Like CT, MRI is a high-resolution imaging medium that is vastly superior to x-ray for visualizing internal tissue structures. Images from CT and MRI demonstrate similar spatial resolution, but MRI has greater soft tissue contrast. This means that MRI is better able to visualize small differences between similar tissue structures or differences within the same tissue structure.

CT is usually the first imaging test given to people suspected of mesothelioma because it’s able to identify the disease’s typical presentation in most cases. However, MRI’s more precise visualization of the soft tissues means that it will be deployed when a CT is inconclusive or simply unable to make a determination. For example, CT is generally poor at accurately determining the extent of infiltration into the chest wall and the areas surrounding it, so MRI will be used instead.

One of the most important uses of MRI in mesothelioma medicine is for surgical staging and planning. Surgeons use MRI to visualize how extensively the disease has invaded surrounding tissues and will then incorporate this information into their surgical strategy. Even though MRI is not able to fully describe the area of complete infiltration, it can do so much more accurately than can CT.

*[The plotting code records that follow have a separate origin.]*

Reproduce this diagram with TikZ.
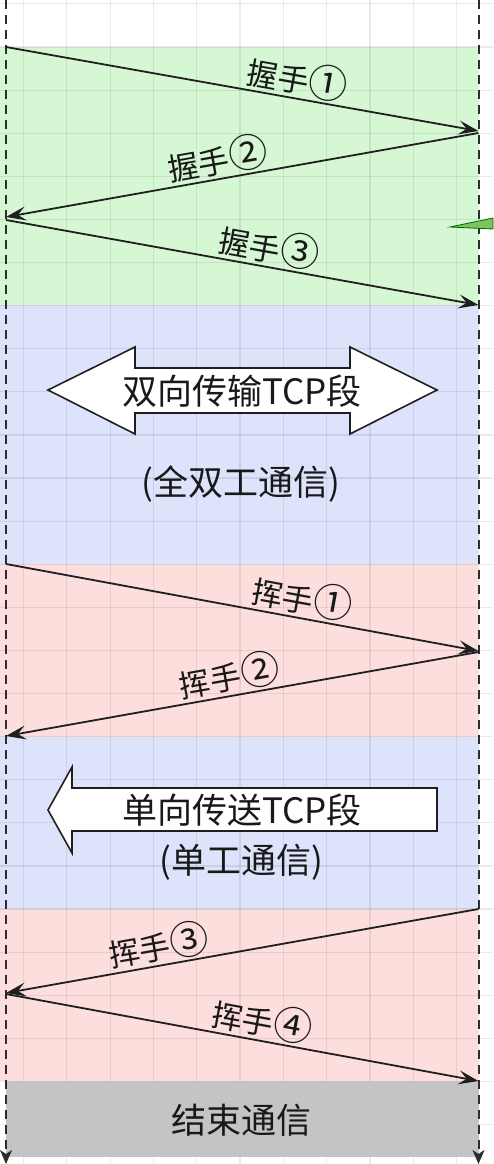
\documentclass[tikz,border=0pt]{standalone}
\usepackage{fontspec}
\setmainfont{Noto Sans CJK SC}
\usetikzlibrary{arrows.meta}
\definecolor{ShakeGreen}{RGB}{214,247,212}
\definecolor{DataBlue}{RGB}{220,227,251}
\definecolor{WaveRed}{RGB}{252,222,221}
\definecolor{EndGrey}{RGB}{196,196,198}
\definecolor{LifeGrey}{RGB}{45,45,45}
\definecolor{LeafGreen}{RGB}{125,195,95}
\newcommand{\ringnum}[1]{{\fontsize{39}{40}\selectfont #1}}

\begin{document}
\begin{tikzpicture}[
    x=1pt, y=-1pt,
    font=\fontsize{31}{34}\selectfont,
    grid/.style={black, opacity=0.08, line width=1.2pt},
    life/.style={LifeGrey, line width=2pt, dash pattern=on 9pt off 6pt,
                 -{Stealth[length=14pt, width=12pt, inset=4pt]}},
    msg/.style={line width=1.8pt, black!88, -{Stealth[length=20pt, width=14pt, inset=8pt]}},
    lbl/.style={sloped, above, inner sep=2pt, pos=#1, text=black!90},
    blk/.style={draw=black!88, line width=1.6pt, fill=white, line join=miter},
    txt/.style={font=\fontsize{35}{38}\selectfont, inner sep=0pt, text=black!90}
  ]
    % Page and bands
    \fill[white] (0,0) rectangle (493,1164);
    \useasboundingbox (0,0) rectangle (493,1164);
    \fill[ShakeGreen] (0,47)  rectangle (478.5,305);
    \fill[DataBlue]   (0,305) rectangle (478.5,564);
    \fill[WaveRed]    (0,564) rectangle (478.5,737);
    \fill[DataBlue]   (0,737) rectangle (478.5,909);
    \fill[WaveRed]    (0,909) rectangle (478.5,1081);

    % Grid
    \foreach \gx in {0,...,10} \draw[grid] ({23.5+43.3*\gx},0) -- ++(0,1164);
    \foreach \gy in {0,...,26} \draw[grid] (0,{3.9+43.1*\gy}) -- ++(493,0);

    \fill[EndGrey] (6,1081) rectangle (478.5,1157);

    % Lifelines
    \coordinate (cliTop) at (6,0);     \coordinate (cliEnd) at (6,1164);
    \coordinate (srvTop) at (478.5,0); \coordinate (srvEnd) at (478.5,1164);
    \draw[life] (cliTop) -- (cliEnd);
    \draw[life] (srvTop) -- (srvEnd);

    % Handshake
    \coordinate (cli1) at (6,47);    \coordinate (srv1) at (478.5,131);
    \coordinate (srv2) at (478.5,133); \coordinate (cli2) at (6,217);
    \coordinate (cli3) at (6,220);   \coordinate (srv3) at (478.5,305);
    \draw[msg] (cli1) -- (srv1) node[lbl=0.61]{握手\ringnum{①}};
    \draw[msg] (srv2) -- (cli2) node[lbl=0.545]{握手\ringnum{②}};
    \draw[msg] (cli3) -- (srv3) node[lbl=0.55]{握手\ringnum{③}};

    \draw[draw=black!60!green, fill=LeafGreen, line width=0.8pt]
        (450,227) -- (493,218) -- (493,229) -- cycle;

    % Full duplex
    \draw[blk] (48,390) -- (135,347) -- (135,368) -- (350,368) -- (350,347) -- (437,390)
               -- (350,434) -- (350,413) -- (135,413) -- (135,434) -- cycle;
    \node[txt] (duplex) at (242,391) {双向传输TCP段};
    \node[txt] (duplexnote) at (241,484) {(全双工通信)};

    % Wave 1-2
    \coordinate (cli4) at (6,564);   \coordinate (srv4) at (478.5,651);
    \coordinate (srv5) at (478.5,652); \coordinate (cli5) at (6,736);
    \draw[msg] (cli4) -- (srv4) node[lbl=0.62]{挥手\ringnum{①}};
    \draw[msg] (srv5) -- (cli5) node[lbl=0.52]{挥手\ringnum{②}};

    % Simplex
    \draw[blk] (48,810) -- (72,767) -- (72,788) -- (437,788) -- (437,831)
               -- (72,831) -- (72,853) -- cycle;
    \node[txt] (simplex) at (242,810) {单向传送TCP段};
    \node[txt] (simplexnote) at (241,862) {(单工通信)};

    % Wave 3-4
    \coordinate (srv6) at (478.5,909); \coordinate (cli6) at (6,993);
    \coordinate (cli7) at (6,994);   \coordinate (srv7) at (478.5,1081);
    \draw[msg] (srv6) -- (cli6) node[lbl=0.67]{挥手\ringnum{③}};
    \draw[msg] (cli7) -- (srv7) node[lbl=0.535]{挥手\ringnum{④}};

    \node[txt] (finish) at (241,1120) {结束通信};
\end{tikzpicture}
\end{document}
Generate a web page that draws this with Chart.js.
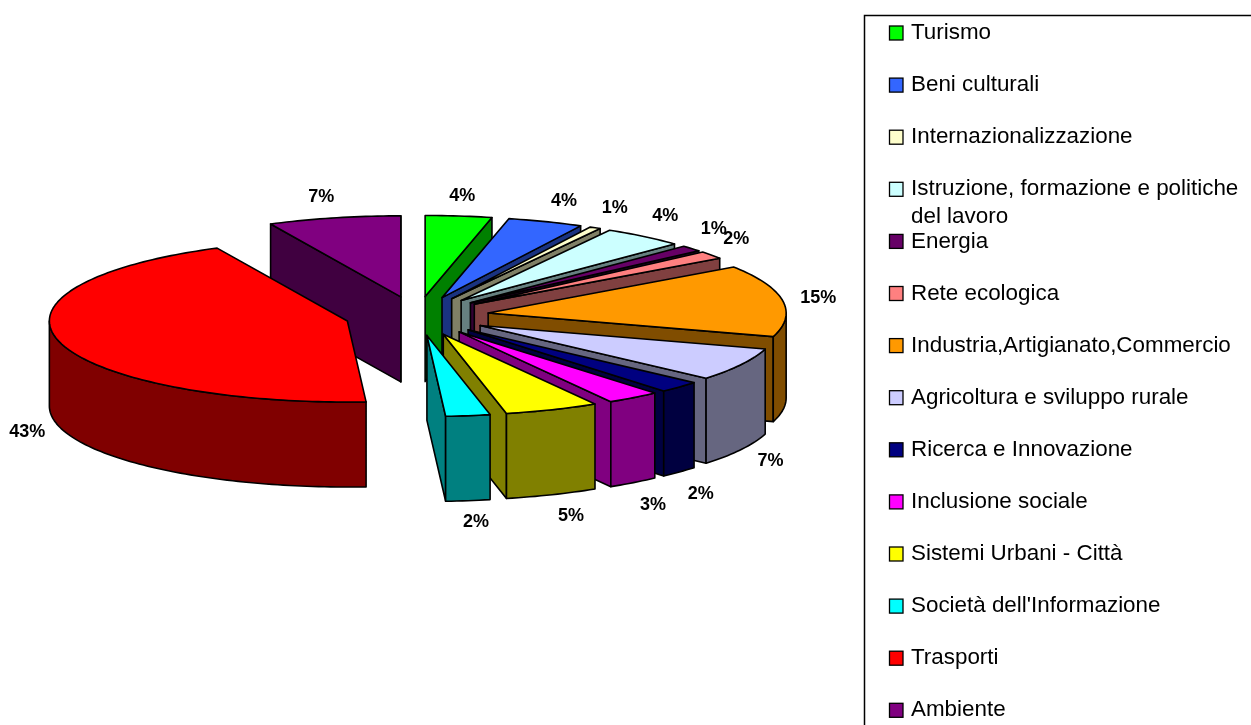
<!DOCTYPE html>
<html><head><meta charset="utf-8">
<style>html,body{margin:0;padding:0;background:#fff}canvas{display:block}</style>
<script src="https://cdn.jsdelivr.net/npm/chart.js@4"></script>
</head><body>
<canvas id="c" width="1251" height="725"></canvas>
<script>
const categories = ["Turismo","Beni culturali","Internazionalizzazione","Istruzione, formazione e politiche\ndel lavoro","Energia","Rete ecologica","Industria,Artigianato,Commercio","Agricoltura e sviluppo rurale","Ricerca e Innovazione","Inclusione sociale","Sistemi Urbani - Città","Società dell'Informazione","Trasporti","Ambiente"];
const shares = [3.6,4.1,0.6,4.4,1.2,1.5,14.3,6.6,2.3,2.9,5.1,2.4,43.8,7.2];
const percentLabels = ["4%","4%","1%","4%","1%","2%","15%","7%","2%","3%","5%","2%","43%","7%"];
const topColors = ["#00FF00","#3366FF","#FFFFCC","#CCFFFF","#660066","#FF8080","#FF9900","#CCCCFF","#000080","#FF00FF","#FFFF00","#00FFFF","#FF0000","#800080"];
const sideColors = ["#008000","#1A3380","#808066","#668080","#330033","#804040","#804D00","#666680","#000040","#800080","#808000","#008080","#800000","#400040"];

const SQUASH = 0.272, DEPTH = 85, EXPLODE = 72;
const labelGap = 30;
const labelNudges = [[0,-12],[8,-13],[5,-13],[3,-14],[0,-14],[1,-11],[6,-1],[3,8],[0,16],[2,16],[8,14],[4,13],[-3,3],[-6,-13]];

function sliceGeom(arc){
  const off = EXPLODE, R = arc.outerRadius;
  const h = (arc.startAngle+arc.endAngle)/2;
  const cy = arc.y;
  const ax = arc.x + Math.cos(h)*off, ay = cy + Math.sin(h)*off*SQUASH;
  const pt = (a,d=0)=>[ax+R*Math.cos(a), ay+R*Math.sin(a)*SQUASH+d];
  return {off,R,h,ax,ay,pt,start:arc.startAngle,end:arc.endAngle};
}
function poly(ctx,pts,fill){
  ctx.beginPath();
  pts.forEach((p,i)=> i?ctx.lineTo(p[0],p[1]):ctx.moveTo(p[0],p[1]));
  ctx.closePath();
  if(fill){ctx.fillStyle=fill;ctx.fill();}
  ctx.stroke();
}
function arcPts(g,a0,a1,d){
  const n=Math.max(2,Math.ceil((a1-a0)*g.R/6)),o=[];
  for(let i=0;i<=n;i++) o.push(g.pt(a0+(a1-a0)*i/n,d));
  return o;
}
const pie3d = {
  id:'pie3d',
  beforeDatasetDraw(){return false;},
  afterDatasetsDraw(chart){
    const ctx=chart.ctx, meta=chart.getDatasetMeta(0);
    const order=meta.data.map((a,i)=>i).sort((p,q)=>{
      const hp=(meta.data[p].startAngle+meta.data[p].endAngle)/2,hq=(meta.data[q].startAngle+meta.data[q].endAngle)/2;
      return Math.sin(hp)-Math.sin(hq);
    });
    ctx.save();
    ctx.lineWidth=1.6;ctx.strokeStyle='#000';ctx.lineJoin='round';
    order.forEach(i=>{
      const arc=meta.data[i], g=sliceGeom(arc), side=sideColors[i];
      const A=[g.ax,g.ay], Ad=[g.ax,g.ay+DEPTH];
      if(Math.cos(g.start)<0) poly(ctx,[A,g.pt(g.start),g.pt(g.start,DEPTH),Ad],side);
      if(Math.cos(g.end)>0) poly(ctx,[A,g.pt(g.end),g.pt(g.end,DEPTH),Ad],side);
      const a0=Math.max(g.start,0),a1=Math.min(g.end,Math.PI);
      if(a1>a0) poly(ctx,arcPts(g,a0,a1,0).concat(arcPts(g,a0,a1,DEPTH).reverse()),side);
      ctx.save();
      ctx.translate(g.ax,g.ay);ctx.scale(1,SQUASH);ctx.translate(-arc.x,-arc.y);
      arc.draw(ctx);
      ctx.restore();
      poly(ctx,[A].concat(arcPts(g,g.start,g.end,0)));
    });
    ctx.restore();
    // percentage labels
    ctx.save();
    ctx.font='bold 18px "Liberation Sans"';ctx.fillStyle='#000';ctx.textAlign='center';ctx.textBaseline='middle';
    meta.data.forEach((arc,i)=>{
      const g=sliceGeom(arc),c=Math.cos(g.h),s=Math.sin(g.h);
      const x=g.ax+(g.R+labelGap)*c+labelNudges[i][0], y=g.ay+(g.R+labelGap)*s*SQUASH+(s>0?DEPTH:0)+labelNudges[i][1];
      ctx.fillText(percentLabels[i],x,y);
    });
    ctx.restore();
  },
  afterDraw(chart){
    const ctx=chart.ctx;
    ctx.save();
    ctx.strokeStyle='#000';ctx.lineWidth=1.5;
    ctx.beginPath();ctx.moveTo(1251,15.5);ctx.lineTo(864.5,15.5);ctx.lineTo(864.5,725);ctx.stroke();
    ctx.font='22.4px "Liberation Sans"';ctx.textBaseline='middle';ctx.textAlign='left';
    categories.forEach((name,i)=>{
      const y=33+52.1*i;
      ctx.fillStyle=topColors[i];ctx.lineWidth=1.3;
      ctx.fillRect(889.5,y-7,13.5,14);ctx.strokeRect(889.5,y-7,13.5,14);
      ctx.fillStyle='#000';
      name.split('\n').forEach((ln,k)=>ctx.fillText(ln,911,y+k*28));
    });
    ctx.restore();
  }
};
new Chart(document.getElementById('c'),{
  type:'pie',
  data:{labels:categories,datasets:[{data:shares,backgroundColor:topColors,borderWidth:0,radius:298}]},
  options:{
    responsive:false,animation:false,
    layout:{padding:{left:0,top:0,right:417,bottom:93}},
    plugins:{legend:{display:false},tooltip:{enabled:false}}
  },
  plugins:[pie3d]
});
</script>
</body></html>
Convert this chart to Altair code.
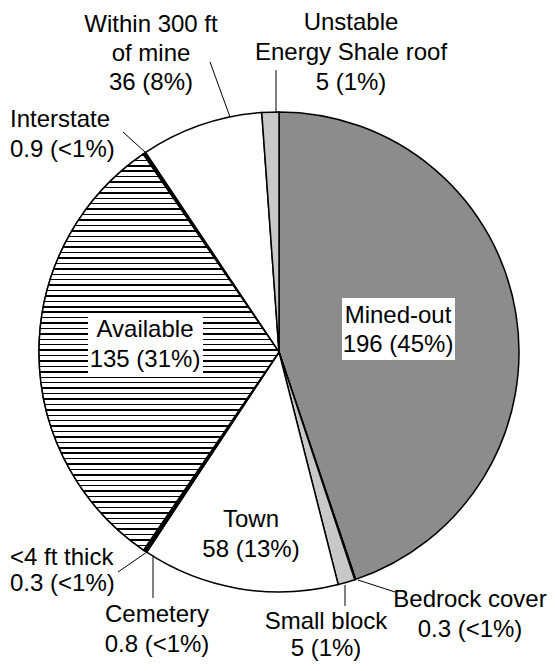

Another difference between CT and MRI has to do with the long-term risks associated with their use: CT utilizes ionizing radiation, which can cause damage to human tissues, while MRI uses magnetism, which has not been shown to cause any damage. A healthy adult undergoing a CT on a well-maintained machine is unlikely to suffer any ill effects from the procedure, but there are still questions in medical circles as to the long-term health effects associated with receiving numerous x-ray and CT procedures. MRI has none of these associated risks.